▶ [Entries supplied]:
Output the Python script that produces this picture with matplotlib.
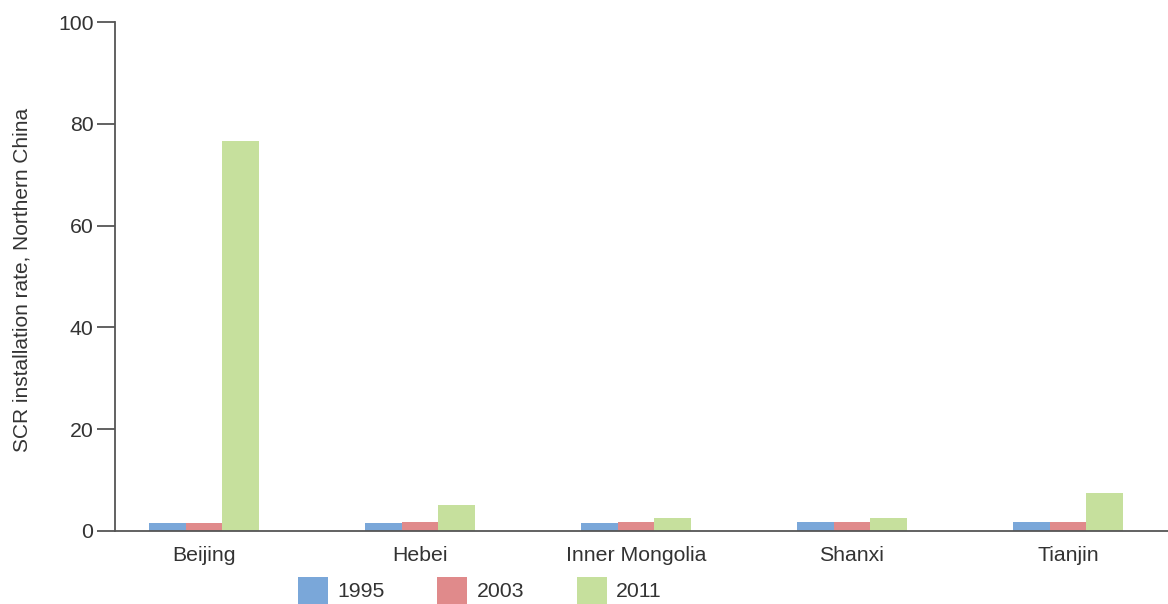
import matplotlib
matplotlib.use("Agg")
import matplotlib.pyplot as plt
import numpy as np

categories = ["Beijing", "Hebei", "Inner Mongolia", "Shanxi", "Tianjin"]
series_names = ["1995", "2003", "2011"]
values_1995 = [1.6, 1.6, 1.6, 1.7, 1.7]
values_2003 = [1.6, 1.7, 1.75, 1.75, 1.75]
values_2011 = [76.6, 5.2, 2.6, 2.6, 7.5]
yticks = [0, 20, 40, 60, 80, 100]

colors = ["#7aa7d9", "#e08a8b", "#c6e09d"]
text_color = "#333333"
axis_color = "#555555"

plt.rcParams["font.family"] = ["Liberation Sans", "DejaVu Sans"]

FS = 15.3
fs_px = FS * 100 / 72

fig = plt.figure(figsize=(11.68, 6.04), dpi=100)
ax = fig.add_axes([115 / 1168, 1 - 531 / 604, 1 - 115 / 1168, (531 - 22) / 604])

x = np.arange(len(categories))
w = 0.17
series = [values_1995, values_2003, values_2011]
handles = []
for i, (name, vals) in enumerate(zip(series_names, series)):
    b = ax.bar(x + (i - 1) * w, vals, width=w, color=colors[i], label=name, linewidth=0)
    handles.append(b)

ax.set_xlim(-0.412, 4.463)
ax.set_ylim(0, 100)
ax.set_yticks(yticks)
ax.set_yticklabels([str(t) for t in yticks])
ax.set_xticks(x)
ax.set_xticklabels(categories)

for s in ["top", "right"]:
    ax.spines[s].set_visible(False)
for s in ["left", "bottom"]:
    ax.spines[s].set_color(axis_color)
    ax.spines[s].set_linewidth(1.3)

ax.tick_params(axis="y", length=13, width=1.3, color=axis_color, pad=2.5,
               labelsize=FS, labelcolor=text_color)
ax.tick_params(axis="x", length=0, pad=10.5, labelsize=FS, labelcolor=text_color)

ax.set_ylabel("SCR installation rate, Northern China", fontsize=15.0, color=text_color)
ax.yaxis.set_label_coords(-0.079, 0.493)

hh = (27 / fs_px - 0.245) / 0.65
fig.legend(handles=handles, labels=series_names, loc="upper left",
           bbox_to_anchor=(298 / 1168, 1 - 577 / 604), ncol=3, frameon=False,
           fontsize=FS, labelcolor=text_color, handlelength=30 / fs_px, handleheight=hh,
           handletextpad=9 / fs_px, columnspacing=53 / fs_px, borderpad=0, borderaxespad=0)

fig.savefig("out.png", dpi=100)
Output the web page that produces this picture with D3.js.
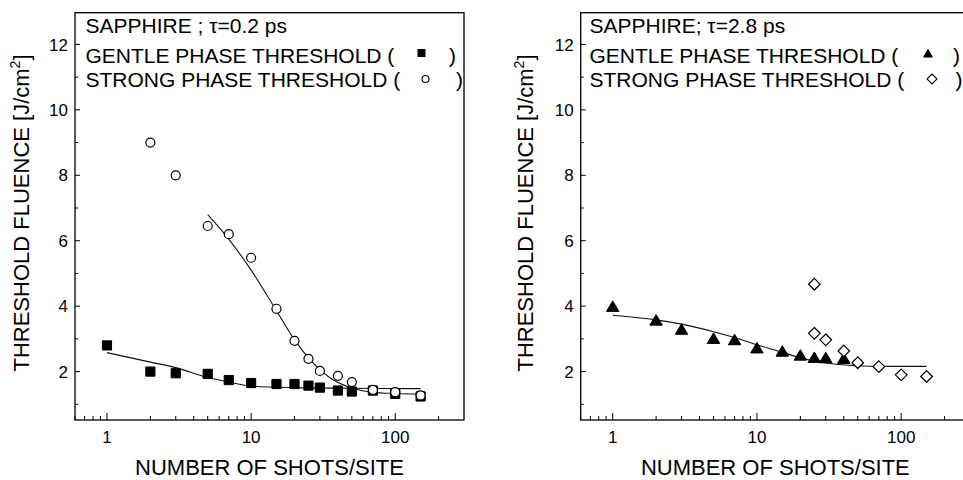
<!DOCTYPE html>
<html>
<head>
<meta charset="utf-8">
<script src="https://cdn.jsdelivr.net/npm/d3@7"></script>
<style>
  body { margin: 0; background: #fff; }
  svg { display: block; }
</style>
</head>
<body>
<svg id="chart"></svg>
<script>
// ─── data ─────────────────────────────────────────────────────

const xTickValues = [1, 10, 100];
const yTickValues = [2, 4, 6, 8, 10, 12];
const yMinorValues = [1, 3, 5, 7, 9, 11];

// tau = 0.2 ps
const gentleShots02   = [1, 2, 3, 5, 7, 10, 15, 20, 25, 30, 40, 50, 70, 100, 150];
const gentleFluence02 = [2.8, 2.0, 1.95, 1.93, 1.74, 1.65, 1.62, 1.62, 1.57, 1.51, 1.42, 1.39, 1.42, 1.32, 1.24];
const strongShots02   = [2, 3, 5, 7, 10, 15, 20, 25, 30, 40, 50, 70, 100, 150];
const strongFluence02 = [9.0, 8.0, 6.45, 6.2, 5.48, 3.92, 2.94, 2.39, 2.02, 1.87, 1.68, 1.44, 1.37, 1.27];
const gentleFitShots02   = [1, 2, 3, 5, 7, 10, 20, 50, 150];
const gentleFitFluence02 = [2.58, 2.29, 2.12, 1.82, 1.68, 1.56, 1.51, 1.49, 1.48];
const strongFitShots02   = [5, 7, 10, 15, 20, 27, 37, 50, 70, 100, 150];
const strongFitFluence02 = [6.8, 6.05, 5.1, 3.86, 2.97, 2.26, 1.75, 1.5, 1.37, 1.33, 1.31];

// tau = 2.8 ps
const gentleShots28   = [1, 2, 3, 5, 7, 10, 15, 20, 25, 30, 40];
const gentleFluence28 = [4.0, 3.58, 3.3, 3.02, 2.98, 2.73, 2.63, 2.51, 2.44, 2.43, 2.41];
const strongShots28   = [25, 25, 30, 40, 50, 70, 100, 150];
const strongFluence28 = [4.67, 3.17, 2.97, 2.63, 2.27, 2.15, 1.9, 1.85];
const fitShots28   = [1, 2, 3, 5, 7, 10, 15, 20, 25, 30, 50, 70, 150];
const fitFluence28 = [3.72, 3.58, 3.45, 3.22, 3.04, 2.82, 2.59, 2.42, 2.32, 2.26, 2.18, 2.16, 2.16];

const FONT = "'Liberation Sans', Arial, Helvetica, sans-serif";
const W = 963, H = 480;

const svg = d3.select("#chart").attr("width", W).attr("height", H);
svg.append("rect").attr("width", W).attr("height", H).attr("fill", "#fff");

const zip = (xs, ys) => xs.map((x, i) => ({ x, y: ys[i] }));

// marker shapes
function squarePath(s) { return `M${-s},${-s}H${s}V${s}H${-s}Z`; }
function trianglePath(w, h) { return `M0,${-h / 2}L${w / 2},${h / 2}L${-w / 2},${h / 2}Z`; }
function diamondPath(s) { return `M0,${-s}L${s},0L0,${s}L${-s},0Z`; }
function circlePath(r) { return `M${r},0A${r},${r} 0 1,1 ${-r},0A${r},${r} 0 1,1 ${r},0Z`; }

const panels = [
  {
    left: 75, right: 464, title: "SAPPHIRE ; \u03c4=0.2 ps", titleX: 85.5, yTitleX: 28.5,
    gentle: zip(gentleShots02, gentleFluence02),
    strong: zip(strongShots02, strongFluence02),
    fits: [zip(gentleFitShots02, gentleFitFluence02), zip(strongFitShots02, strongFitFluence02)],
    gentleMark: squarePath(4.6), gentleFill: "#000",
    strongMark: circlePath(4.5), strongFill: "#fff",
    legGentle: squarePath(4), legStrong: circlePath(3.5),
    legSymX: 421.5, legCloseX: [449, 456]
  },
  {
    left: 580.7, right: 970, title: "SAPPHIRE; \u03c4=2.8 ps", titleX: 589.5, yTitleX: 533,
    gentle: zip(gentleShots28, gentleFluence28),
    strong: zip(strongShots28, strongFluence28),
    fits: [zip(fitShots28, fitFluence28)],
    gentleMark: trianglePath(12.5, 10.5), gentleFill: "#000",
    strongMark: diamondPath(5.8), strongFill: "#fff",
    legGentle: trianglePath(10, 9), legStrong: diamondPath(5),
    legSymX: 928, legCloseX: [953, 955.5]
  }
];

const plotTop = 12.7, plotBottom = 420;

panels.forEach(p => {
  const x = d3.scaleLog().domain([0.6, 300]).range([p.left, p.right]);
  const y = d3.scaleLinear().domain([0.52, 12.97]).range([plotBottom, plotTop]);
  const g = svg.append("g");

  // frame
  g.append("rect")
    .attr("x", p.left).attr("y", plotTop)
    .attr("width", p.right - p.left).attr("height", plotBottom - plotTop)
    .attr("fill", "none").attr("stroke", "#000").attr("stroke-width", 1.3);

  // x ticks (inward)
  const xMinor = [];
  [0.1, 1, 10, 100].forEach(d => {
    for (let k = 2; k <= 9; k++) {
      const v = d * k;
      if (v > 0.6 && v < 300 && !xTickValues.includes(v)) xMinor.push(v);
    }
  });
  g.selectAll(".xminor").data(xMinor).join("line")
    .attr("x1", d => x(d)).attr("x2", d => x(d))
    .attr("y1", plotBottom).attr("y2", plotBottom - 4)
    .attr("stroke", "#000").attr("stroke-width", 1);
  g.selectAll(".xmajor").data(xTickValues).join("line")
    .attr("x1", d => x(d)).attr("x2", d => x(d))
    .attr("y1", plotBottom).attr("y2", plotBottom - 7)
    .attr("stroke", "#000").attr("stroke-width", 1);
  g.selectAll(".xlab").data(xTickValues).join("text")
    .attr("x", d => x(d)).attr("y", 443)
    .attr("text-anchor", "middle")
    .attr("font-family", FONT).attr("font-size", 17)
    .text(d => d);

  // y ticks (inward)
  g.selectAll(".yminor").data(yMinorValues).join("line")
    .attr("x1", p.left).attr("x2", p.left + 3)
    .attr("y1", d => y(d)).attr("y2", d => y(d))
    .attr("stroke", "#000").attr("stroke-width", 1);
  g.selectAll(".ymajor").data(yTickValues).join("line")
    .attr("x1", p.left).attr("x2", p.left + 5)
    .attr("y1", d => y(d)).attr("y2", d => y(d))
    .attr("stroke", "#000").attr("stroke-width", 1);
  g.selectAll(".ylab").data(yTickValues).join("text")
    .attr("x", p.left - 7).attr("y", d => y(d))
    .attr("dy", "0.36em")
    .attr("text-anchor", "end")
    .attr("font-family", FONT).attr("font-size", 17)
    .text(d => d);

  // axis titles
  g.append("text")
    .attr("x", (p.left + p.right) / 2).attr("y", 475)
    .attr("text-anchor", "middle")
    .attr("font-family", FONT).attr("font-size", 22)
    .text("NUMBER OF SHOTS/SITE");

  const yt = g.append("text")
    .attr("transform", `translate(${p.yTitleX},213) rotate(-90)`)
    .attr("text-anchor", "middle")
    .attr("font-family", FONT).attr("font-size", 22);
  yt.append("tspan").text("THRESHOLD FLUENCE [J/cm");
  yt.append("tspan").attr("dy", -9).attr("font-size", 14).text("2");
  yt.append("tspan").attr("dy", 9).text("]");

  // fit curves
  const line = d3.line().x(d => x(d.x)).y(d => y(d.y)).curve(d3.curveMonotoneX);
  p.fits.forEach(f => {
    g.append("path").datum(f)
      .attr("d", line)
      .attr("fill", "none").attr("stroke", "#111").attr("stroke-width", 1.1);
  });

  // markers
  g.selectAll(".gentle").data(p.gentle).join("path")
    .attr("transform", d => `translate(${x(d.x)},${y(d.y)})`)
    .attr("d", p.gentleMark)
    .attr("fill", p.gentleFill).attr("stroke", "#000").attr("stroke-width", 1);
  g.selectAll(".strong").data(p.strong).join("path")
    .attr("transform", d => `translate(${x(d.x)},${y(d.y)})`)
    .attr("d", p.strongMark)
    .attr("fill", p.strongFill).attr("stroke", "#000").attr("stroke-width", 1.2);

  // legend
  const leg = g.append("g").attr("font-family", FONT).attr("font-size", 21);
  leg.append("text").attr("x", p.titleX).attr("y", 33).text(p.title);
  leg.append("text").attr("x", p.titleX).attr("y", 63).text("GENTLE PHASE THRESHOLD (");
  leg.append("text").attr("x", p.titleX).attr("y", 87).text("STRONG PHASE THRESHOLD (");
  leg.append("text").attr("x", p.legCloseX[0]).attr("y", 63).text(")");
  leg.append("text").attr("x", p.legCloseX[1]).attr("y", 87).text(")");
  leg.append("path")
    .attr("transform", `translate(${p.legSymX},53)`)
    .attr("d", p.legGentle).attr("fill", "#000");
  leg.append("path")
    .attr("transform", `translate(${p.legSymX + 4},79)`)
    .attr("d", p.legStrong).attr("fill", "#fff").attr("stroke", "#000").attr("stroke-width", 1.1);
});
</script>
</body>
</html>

▶ [What the exercise asks]:
Keep to the stretch from the line containing "Output the web" through the line containing "const W = 963, H = 480;", both ends included, and copy it exactly from the listing above, minus the pictures.

▶ [Exercise output]:
Output the web page that produces this picture with D3.js.
<!DOCTYPE html>
<html>
<head>
<meta charset="utf-8">
<script src="https://cdn.jsdelivr.net/npm/d3@7"></script>
<style>
  body { margin: 0; background: #fff; }
  svg { display: block; }
</style>
</head>
<body>
<svg id="chart"></svg>
<script>
// ─── data ─────────────────────────────────────────────────────

const xTickValues = [1, 10, 100];
const yTickValues = [2, 4, 6, 8, 10, 12];
const yMinorValues = [1, 3, 5, 7, 9, 11];

// tau = 0.2 ps
const gentleShots02   = [1, 2, 3, 5, 7, 10, 15, 20, 25, 30, 40, 50, 70, 100, 150];
const gentleFluence02 = [2.8, 2.0, 1.95, 1.93, 1.74, 1.65, 1.62, 1.62, 1.57, 1.51, 1.42, 1.39, 1.42, 1.32, 1.24];
const strongShots02   = [2, 3, 5, 7, 10, 15, 20, 25, 30, 40, 50, 70, 100, 150];
const strongFluence02 = [9.0, 8.0, 6.45, 6.2, 5.48, 3.92, 2.94, 2.39, 2.02, 1.87, 1.68, 1.44, 1.37, 1.27];
const gentleFitShots02   = [1, 2, 3, 5, 7, 10, 20, 50, 150];
const gentleFitFluence02 = [2.58, 2.29, 2.12, 1.82, 1.68, 1.56, 1.51, 1.49, 1.48];
const strongFitShots02   = [5, 7, 10, 15, 20, 27, 37, 50, 70, 100, 150];
const strongFitFluence02 = [6.8, 6.05, 5.1, 3.86, 2.97, 2.26, 1.75, 1.5, 1.37, 1.33, 1.31];

// tau = 2.8 ps
const gentleShots28   = [1, 2, 3, 5, 7, 10, 15, 20, 25, 30, 40];
const gentleFluence28 = [4.0, 3.58, 3.3, 3.02, 2.98, 2.73, 2.63, 2.51, 2.44, 2.43, 2.41];
const strongShots28   = [25, 25, 30, 40, 50, 70, 100, 150];
const strongFluence28 = [4.67, 3.17, 2.97, 2.63, 2.27, 2.15, 1.9, 1.85];
const fitShots28   = [1, 2, 3, 5, 7, 10, 15, 20, 25, 30, 50, 70, 150];
const fitFluence28 = [3.72, 3.58, 3.45, 3.22, 3.04, 2.82, 2.59, 2.42, 2.32, 2.26, 2.18, 2.16, 2.16];

const FONT = "'Liberation Sans', Arial, Helvetica, sans-serif";
const W = 963, H = 480;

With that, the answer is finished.